Exercise = Repeat the listing word for word. No pictures belong in the copy.

....

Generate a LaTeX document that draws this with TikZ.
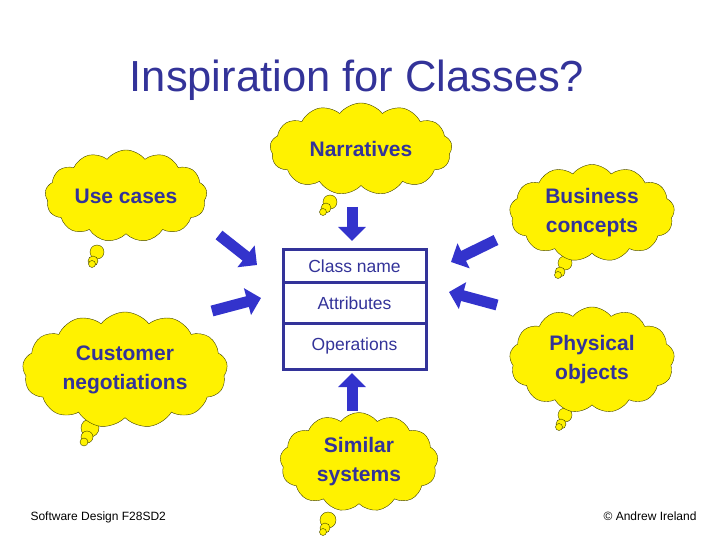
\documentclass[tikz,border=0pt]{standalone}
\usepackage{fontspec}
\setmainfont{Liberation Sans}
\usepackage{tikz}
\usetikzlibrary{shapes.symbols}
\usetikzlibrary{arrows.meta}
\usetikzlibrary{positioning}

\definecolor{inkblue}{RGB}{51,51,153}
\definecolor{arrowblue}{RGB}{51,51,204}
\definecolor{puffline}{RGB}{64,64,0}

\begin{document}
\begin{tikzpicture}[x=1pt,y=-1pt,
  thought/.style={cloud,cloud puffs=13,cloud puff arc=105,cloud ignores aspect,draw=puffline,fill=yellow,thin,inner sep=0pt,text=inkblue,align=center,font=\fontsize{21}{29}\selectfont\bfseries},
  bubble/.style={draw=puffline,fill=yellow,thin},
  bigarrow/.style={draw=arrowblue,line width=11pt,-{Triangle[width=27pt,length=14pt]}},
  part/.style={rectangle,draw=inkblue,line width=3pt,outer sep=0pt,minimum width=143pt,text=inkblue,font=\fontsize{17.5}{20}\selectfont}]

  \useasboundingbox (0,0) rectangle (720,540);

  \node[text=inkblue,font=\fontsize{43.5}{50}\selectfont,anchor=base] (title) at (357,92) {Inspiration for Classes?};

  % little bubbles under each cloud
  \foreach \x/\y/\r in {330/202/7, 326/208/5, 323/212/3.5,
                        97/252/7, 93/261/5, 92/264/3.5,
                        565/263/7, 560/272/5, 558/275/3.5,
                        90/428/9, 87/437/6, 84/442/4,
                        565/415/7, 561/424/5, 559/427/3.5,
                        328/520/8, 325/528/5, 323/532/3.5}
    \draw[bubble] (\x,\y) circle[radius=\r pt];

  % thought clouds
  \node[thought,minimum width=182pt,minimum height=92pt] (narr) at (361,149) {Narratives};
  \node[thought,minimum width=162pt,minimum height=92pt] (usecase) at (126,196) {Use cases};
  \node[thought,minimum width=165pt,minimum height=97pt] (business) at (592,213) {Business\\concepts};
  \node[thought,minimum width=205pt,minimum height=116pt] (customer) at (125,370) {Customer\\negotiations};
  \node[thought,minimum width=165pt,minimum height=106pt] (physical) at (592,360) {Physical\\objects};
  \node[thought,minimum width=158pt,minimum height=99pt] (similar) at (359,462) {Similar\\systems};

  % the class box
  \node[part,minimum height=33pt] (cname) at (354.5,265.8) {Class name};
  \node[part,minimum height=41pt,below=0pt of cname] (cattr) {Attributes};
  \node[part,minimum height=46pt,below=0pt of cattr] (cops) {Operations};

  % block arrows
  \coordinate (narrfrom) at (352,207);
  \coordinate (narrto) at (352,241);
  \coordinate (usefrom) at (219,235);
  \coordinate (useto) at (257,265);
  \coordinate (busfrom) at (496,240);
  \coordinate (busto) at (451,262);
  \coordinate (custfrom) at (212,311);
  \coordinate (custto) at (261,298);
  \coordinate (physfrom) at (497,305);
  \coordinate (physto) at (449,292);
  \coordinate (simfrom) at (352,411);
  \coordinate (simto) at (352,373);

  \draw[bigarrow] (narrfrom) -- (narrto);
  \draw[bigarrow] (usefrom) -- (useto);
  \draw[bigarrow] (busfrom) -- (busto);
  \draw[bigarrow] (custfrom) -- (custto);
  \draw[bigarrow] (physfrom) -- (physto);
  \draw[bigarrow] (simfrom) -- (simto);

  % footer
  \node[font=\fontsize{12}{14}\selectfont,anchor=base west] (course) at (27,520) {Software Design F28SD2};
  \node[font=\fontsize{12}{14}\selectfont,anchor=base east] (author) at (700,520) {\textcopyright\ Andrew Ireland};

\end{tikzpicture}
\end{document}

....

Full solution =
Generate a LaTeX document that draws this with TikZ.
\documentclass[tikz,border=0pt]{standalone}
\usepackage{fontspec}
\setmainfont{Liberation Sans}
\usepackage{tikz}
\usetikzlibrary{shapes.symbols}
\usetikzlibrary{arrows.meta}
\usetikzlibrary{positioning}

\definecolor{inkblue}{RGB}{51,51,153}
\definecolor{arrowblue}{RGB}{51,51,204}
\definecolor{puffline}{RGB}{64,64,0}

\begin{document}
\begin{tikzpicture}[x=1pt,y=-1pt,
  thought/.style={cloud,cloud puffs=13,cloud puff arc=105,cloud ignores aspect,draw=puffline,fill=yellow,thin,inner sep=0pt,text=inkblue,align=center,font=\fontsize{21}{29}\selectfont\bfseries},
  bubble/.style={draw=puffline,fill=yellow,thin},
  bigarrow/.style={draw=arrowblue,line width=11pt,-{Triangle[width=27pt,length=14pt]}},
  part/.style={rectangle,draw=inkblue,line width=3pt,outer sep=0pt,minimum width=143pt,text=inkblue,font=\fontsize{17.5}{20}\selectfont}]

  \useasboundingbox (0,0) rectangle (720,540);

  \node[text=inkblue,font=\fontsize{43.5}{50}\selectfont,anchor=base] (title) at (357,92) {Inspiration for Classes?};

  % little bubbles under each cloud
  \foreach \x/\y/\r in {330/202/7, 326/208/5, 323/212/3.5,
                        97/252/7, 93/261/5, 92/264/3.5,
                        565/263/7, 560/272/5, 558/275/3.5,
                        90/428/9, 87/437/6, 84/442/4,
                        565/415/7, 561/424/5, 559/427/3.5,
                        328/520/8, 325/528/5, 323/532/3.5}
    \draw[bubble] (\x,\y) circle[radius=\r pt];

  % thought clouds
  \node[thought,minimum width=182pt,minimum height=92pt] (narr) at (361,149) {Narratives};
  \node[thought,minimum width=162pt,minimum height=92pt] (usecase) at (126,196) {Use cases};
  \node[thought,minimum width=165pt,minimum height=97pt] (business) at (592,213) {Business\\concepts};
  \node[thought,minimum width=205pt,minimum height=116pt] (customer) at (125,370) {Customer\\negotiations};
  \node[thought,minimum width=165pt,minimum height=106pt] (physical) at (592,360) {Physical\\objects};
  \node[thought,minimum width=158pt,minimum height=99pt] (similar) at (359,462) {Similar\\systems};

  % the class box
  \node[part,minimum height=33pt] (cname) at (354.5,265.8) {Class name};
  \node[part,minimum height=41pt,below=0pt of cname] (cattr) {Attributes};
  \node[part,minimum height=46pt,below=0pt of cattr] (cops) {Operations};

  % block arrows
  \coordinate (narrfrom) at (352,207);
  \coordinate (narrto) at (352,241);
  \coordinate (usefrom) at (219,235);
  \coordinate (useto) at (257,265);
  \coordinate (busfrom) at (496,240);
  \coordinate (busto) at (451,262);
  \coordinate (custfrom) at (212,311);
  \coordinate (custto) at (261,298);
  \coordinate (physfrom) at (497,305);
  \coordinate (physto) at (449,292);
  \coordinate (simfrom) at (352,411);
  \coordinate (simto) at (352,373);

  \draw[bigarrow] (narrfrom) -- (narrto);
  \draw[bigarrow] (usefrom) -- (useto);
  \draw[bigarrow] (busfrom) -- (busto);
  \draw[bigarrow] (custfrom) -- (custto);
  \draw[bigarrow] (physfrom) -- (physto);
  \draw[bigarrow] (simfrom) -- (simto);

  % footer
  \node[font=\fontsize{12}{14}\selectfont,anchor=base west] (course) at (27,520) {Software Design F28SD2};
  \node[font=\fontsize{12}{14}\selectfont,anchor=base east] (author) at (700,520) {\textcopyright\ Andrew Ireland};

\end{tikzpicture}
\end{document}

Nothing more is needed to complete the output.